Nov 7 2018
Much of the developed world was built with the help of a renewable source of electricity—hydropower from dams. However, five researchers from Michigan State University (MSU) state that behind the roaring cascades is a legacy of overestimated value and underestimated costs.
The developing world can—and must—adapt better ways to produce hydropower for industry and livelihoods. The case is defined in “Sustainable hydropower in the 21st century” in the recent issue of Proceedings of the National Academy of Sciences.
“This article identifies that for hydropower to continue to make a contribution to sustainable energy it needs to consider from the outset the true costs, social, environmental and cultural that may be involved, and include those in the pricing of the infrastructure, including the eventual removal of the dam, rather than pass those on to the public in 30 years,” said Emilio Moran, John A. Hannah Distinguished Professor of Geography, Environment and Spatial Sciences.
“The benefits of energy from dams no longer outweigh the social and environmental costs that damming up rivers brings about.”
Dams were popular in Europe and North America between 1920 and1970. Yet these days, more dams are being removed in Europe and North America than are being constructed.
It turns out that dams had a negative side. They disturb the natural ecology of rivers, release large amounts of greenhouse gases, damage forests and biodiversity, as well as displace numerous people while disrupting food systems, agriculture, and water quality.
Furthermore, the power produced often does not go to the places bearing the ecological burdens.
The MSU team—geographers, hydrologists, social scientists, and engineers—analyzed how the needs of a changing world can be better catered to than building more dams across rivers. Nevertheless, they note that an estimated 3,700 dams that generate over one megawatt are either planned or under construction mainly in developing countries.
The risk: a mass destruction of the natural world, one probably worsened by looming climate change.
“The human costs of large dams are no less important,” the paper notes. “The social, behavioral, cultural, economic, and political disruption that populations near dams face are routinely underestimated.”
Also, dams usually have a finite lifespan—typically about 30 years, thereby failing as a long-term sustainable plan.
The team mentions that it is not that the rivers are not a beneficial source of power.
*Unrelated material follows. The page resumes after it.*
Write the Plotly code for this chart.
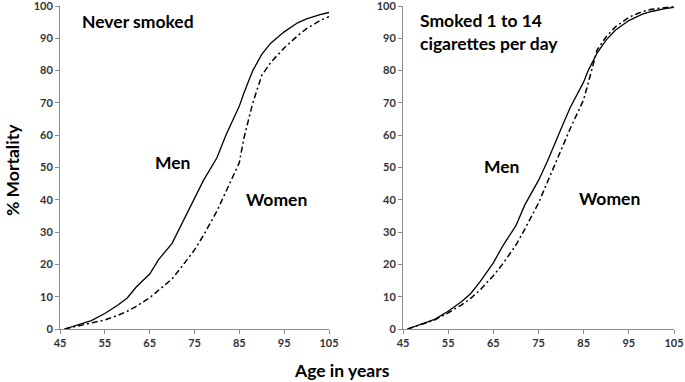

The potential is there to be harnessed in less intrusive technologies. Innovative technologies that do not require damming a river or resettling populations stand to alter the hydropower sector. The technologies, they say, would have to be accompanied by environmental as well as stringent social impact assessments—meaning damning assessments that could halt a dam.
One possibility is instream turbine technology, a less intrusive method to harness hydropower without the major disturbances of dams.
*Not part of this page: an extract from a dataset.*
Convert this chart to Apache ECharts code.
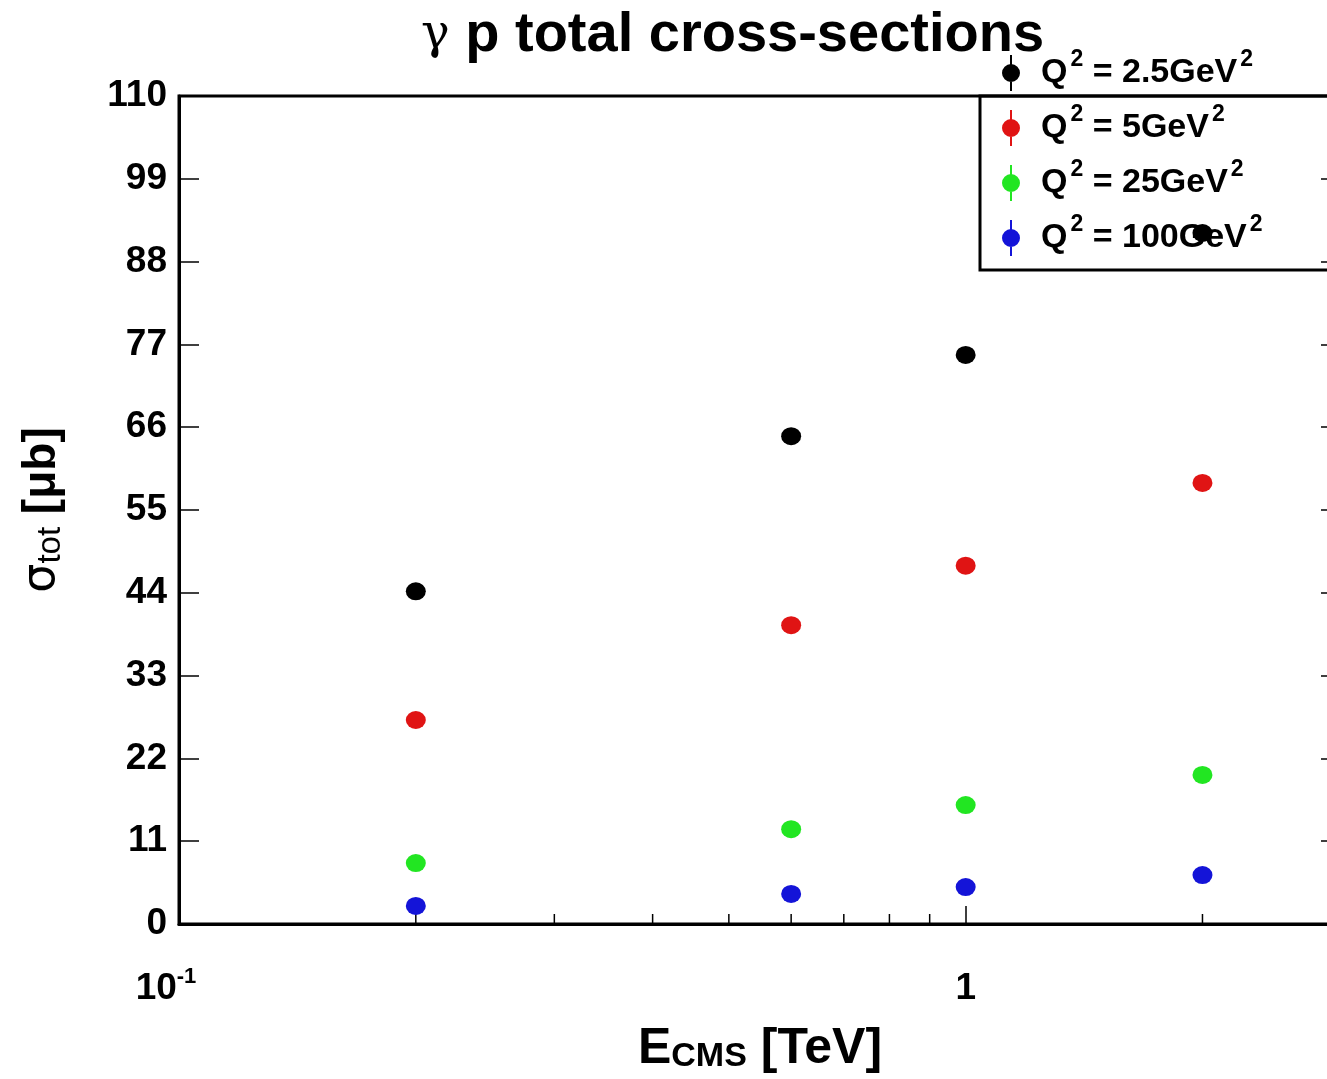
<!DOCTYPE html>
<html>
<head>
<meta charset="utf-8">
<script src="https://cdn.jsdelivr.net/npm/echarts@6/dist/echarts.min.js"></script>
<style>
html,body{margin:0;padding:0;background:#fff;}
#chart{width:1327px;height:1079px;}
</style>
</head>
<body>
<div id="chart"></div>
<script>
// ---- data ----
const energies = [0.2, 0.6, 1, 2]; // E_CMS [TeV]
const q2Labels = ['2.5', '5', '25', '100'];
const sigmaQ2_2p5 = [44.2, 64.8, 75.6, 91.8];
const sigmaQ2_5 = [27.1, 39.7, 47.6, 58.6];
const sigmaQ2_25 = [8.1, 12.6, 15.8, 19.8];
const sigmaQ2_100 = [2.4, 4.0, 4.9, 6.5];
const seriesColors = ['#000000', '#e01414', '#22e622', '#1414d8'];
const yTicks = [0, 11, 22, 33, 44, 55, 66, 77, 88, 99, 110];
const xTickValues = [0.1, 1];
const xTickLabels = ['10{sup|-1}', '1'];
const xMinorTicks = [0.2, 0.3, 0.4, 0.5, 0.6, 0.7, 0.8, 0.9, 2];

const allSigma = [sigmaQ2_2p5, sigmaQ2_5, sigmaQ2_25, sigmaQ2_100];
const seriesNames = q2Labels.map(q => 'Q² = ' + q + 'GeV²');

const FONT = '"Liberation Sans", Arial, Helvetica, sans-serif';

const chart = echarts.init(document.getElementById('chart'), null, {renderer: 'canvas'});

const legendIcon = 'path://M8,0 L10,0 L10,36 L8,36 Z M0,18 A9,9 0 1,1 18,18 A9,9 0 1,1 0,18 Z';

const scatterSeries = allSigma.map((vals, i) => ({
  name: seriesNames[i],
  type: 'scatter',
  data: energies.map((e, j) => [e, vals[j]]),
  symbol: 'circle',
  symbolSize: [20, 18],
  itemStyle: {color: seriesColors[i], opacity: 1},
  z: 6,
  emphasis: {disabled: true}
}));

const minorTickSeries = {
  type: 'custom',
  name: 'minorTicks',
  data: xMinorTicks.map(v => [v, 0]),
  renderItem: function (params, api) {
    const p = api.coord([api.value(0), 0]);
    return {
      type: 'line',
      shape: {x1: p[0], y1: p[1], x2: p[0], y2: p[1] - 10},
      style: {stroke: '#000', lineWidth: 1.5}
    };
  },
  silent: true,
  z: 3
};

const option = {
  backgroundColor: '#ffffff',
  animation: false,
  title: {
    text: '{g|γ} p total cross-sections',
    left: 416,
    top: 3,
    textStyle: {
      fontFamily: FONT,
      fontWeight: 'bold',
      fontSize: 56,
      color: '#000',
      rich: {
        g: {fontFamily: '"DejaVu Serif", serif', fontWeight: 'normal', fontSize: 48, color: '#000'}
      }
    }
  },
  grid: {
    left: 179,
    top: 96,
    width: 1162,
    bottom: 155,
    show: true,
    borderColor: '#000',
    borderWidth: 3,
    backgroundColor: 'transparent',
    containLabel: false,
    outerBoundsMode: 'none'
  },
  legend: {
    orient: 'vertical',
    left: 1002,
    top: 48,
    padding: 0,
    itemWidth: 50,
    itemHeight: 36,
    itemGap: 5,
    icon: legendIcon,
    data: seriesNames,
    z: 4,
    selectedMode: false,
    formatter: function (name) {
      return name.replace(/²/g, '{sup|2}');
    },
    textStyle: {
      fontFamily: FONT,
      fontWeight: 'bold',
      fontSize: 34,
      color: '#000',
      lineHeight: 50,
      rich: {
        sup: {fontFamily: FONT, fontWeight: 'bold', fontSize: 23, color: '#000', verticalAlign: 'top', lineHeight: 26, padding: [0, 0, 0, 3]}
      }
    }
  },
  graphic: [{
    type: 'rect',
    shape: {x: 980, y: 96, width: 400, height: 174},
    style: {fill: 'transparent', stroke: '#000', lineWidth: 3},
    z: 2,
    silent: true
  }],
  xAxis: [{
    type: 'log',
    logBase: 10,
    min: 0.1,
    max: 3,
    position: 'bottom',
    name: '{e|E}{sub|CMS} [TeV]',
    nameLocation: 'middle',
    nameGap: 100,
    nameTextStyle: {
      fontFamily: FONT,
      fontWeight: 'bold',
      fontSize: 50,
      color: '#000',
      rich: {
        e: {fontFamily: FONT, fontWeight: 'bold', fontSize: 50, color: '#000'},
        sub: {fontFamily: FONT, fontWeight: 'bold', fontSize: 34, color: '#000', verticalAlign: 'bottom', padding: [16, 0, 0, 0]}
      }
    },
    axisLine: {show: true, lineStyle: {color: '#000', width: 3}},
    axisTick: {show: true, inside: true, length: 18, lineStyle: {color: '#000', width: 1.5}},
    splitLine: {show: false},
    minorTick: {show: false},
    axisLabel: {
      margin: 42,
      fontFamily: FONT,
      fontWeight: 'bold',
      fontSize: 37,
      color: '#000',
      lineHeight: 46,
      formatter: function (v) {
        for (let i = 0; i < xTickValues.length; i++) {
          if (Math.abs(v - xTickValues[i]) < 1e-9) return xTickLabels[i];
        }
        return '';
      },
      rich: {
        sup: {fontFamily: FONT, fontWeight: 'bold', fontSize: 22, color: '#000', verticalAlign: 'top', lineHeight: 24, padding: [0, 26, 0, 0]}
      }
    }
  }],
  yAxis: [{
    type: 'value',
    min: 0,
    max: 110,
    interval: 11,
    position: 'left',
    name: '{s|σ}{sub|tot} [μb]',
    nameLocation: 'middle',
    nameRotate: 90,
    nameGap: 112,
    nameTextStyle: {
      fontFamily: FONT,
      fontWeight: 'bold',
      fontSize: 46,
      color: '#000',
      rich: {
        s: {fontFamily: '"DejaVu Sans", sans-serif', fontWeight: 'normal', fontSize: 46, color: '#000'},
        sub: {fontFamily: FONT, fontWeight: 'normal', fontSize: 33, color: '#000', verticalAlign: 'bottom', padding: [16, 0, 0, 0]}
      }
    },
    axisLine: {show: true, lineStyle: {color: '#000', width: 3}},
    axisTick: {show: true, inside: true, length: 20, lineStyle: {color: '#000', width: 1.5}},
    splitLine: {show: false},
    axisLabel: {
      margin: 12,
      fontFamily: FONT,
      fontWeight: 'bold',
      fontSize: 37,
      color: '#000',
      formatter: function (v) {
        const idx = yTicks.indexOf(Math.round(v));
        return idx >= 0 ? String(yTicks[idx]) : '';
      }
    }
  }, {
    type: 'value',
    min: 0,
    max: 110,
    interval: 11,
    position: 'right',
    axisLine: {show: true, lineStyle: {color: '#000', width: 3}},
    axisTick: {show: true, inside: true, length: 20, lineStyle: {color: '#000', width: 1.5}},
    axisLabel: {show: false},
    splitLine: {show: false}
  }],
  series: scatterSeries.concat([minorTickSeries])
};

chart.setOption(option);
</script>
</body>
</html>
Our team is working on alternatives to hydropower generation, such as in-stream turbines that do not involve damming up the river, but produce energy for local communities, maintain a healthy river ecology, and does not involve resettlement and other social costs. Our goal is no less than transforming the hydropower sector.
Emilio Moran, John A. Hannah Distinguished Professor of Geography, Environment and Spatial Sciences.
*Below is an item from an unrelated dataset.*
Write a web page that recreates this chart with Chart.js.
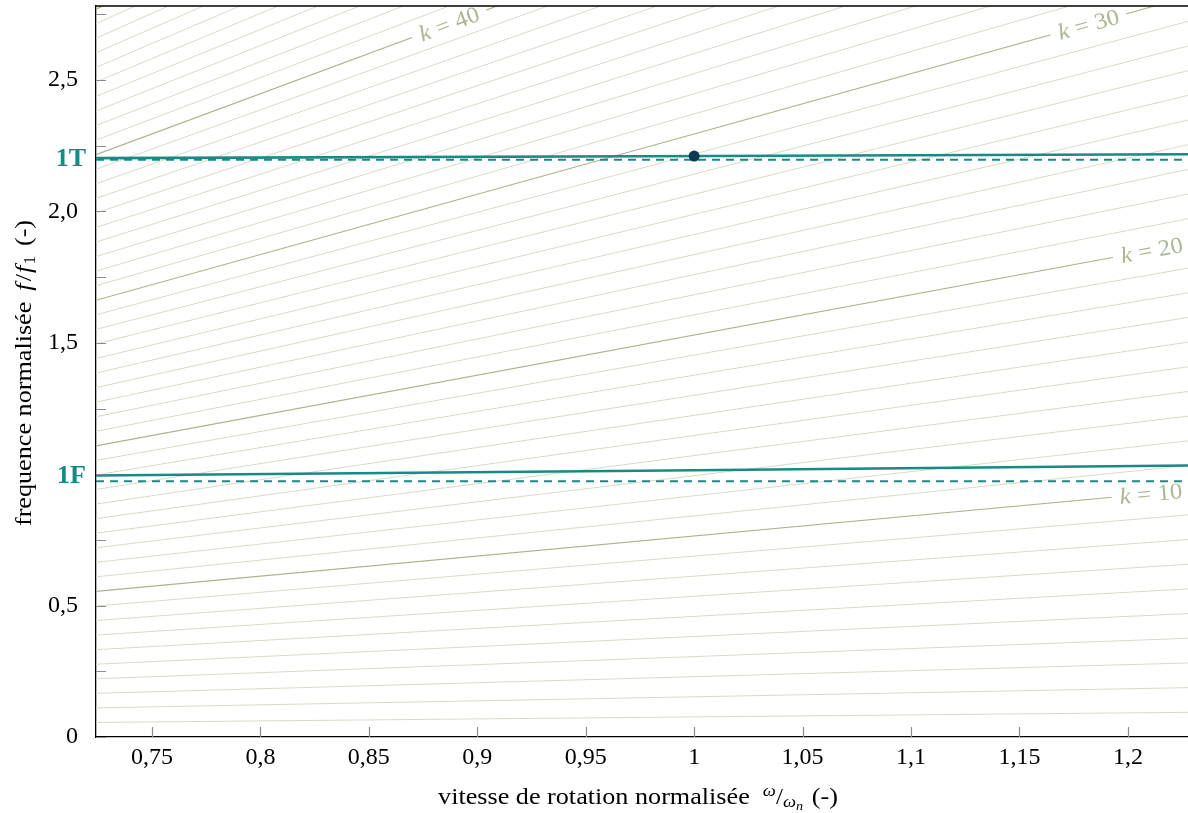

The paper was authored by Moran, Maria Claudia Lopez of community sustainability, Nathan Moore of geography/climate change, Norbert Müller of engineering/turbomachinery, and David Hyndman of hydrology. Moran also is a member of MSU’s Center for Systems Integration and Sustainability.
The paper is part of the special series Inaugural Articles by members of the National Academy of Sciences, in this case, Moran, elected in 2010.
The research was supported by the National Science Foundation and Brazil’s Fundacao de Amparo a Pesquisa do Estado de Sao Paulo.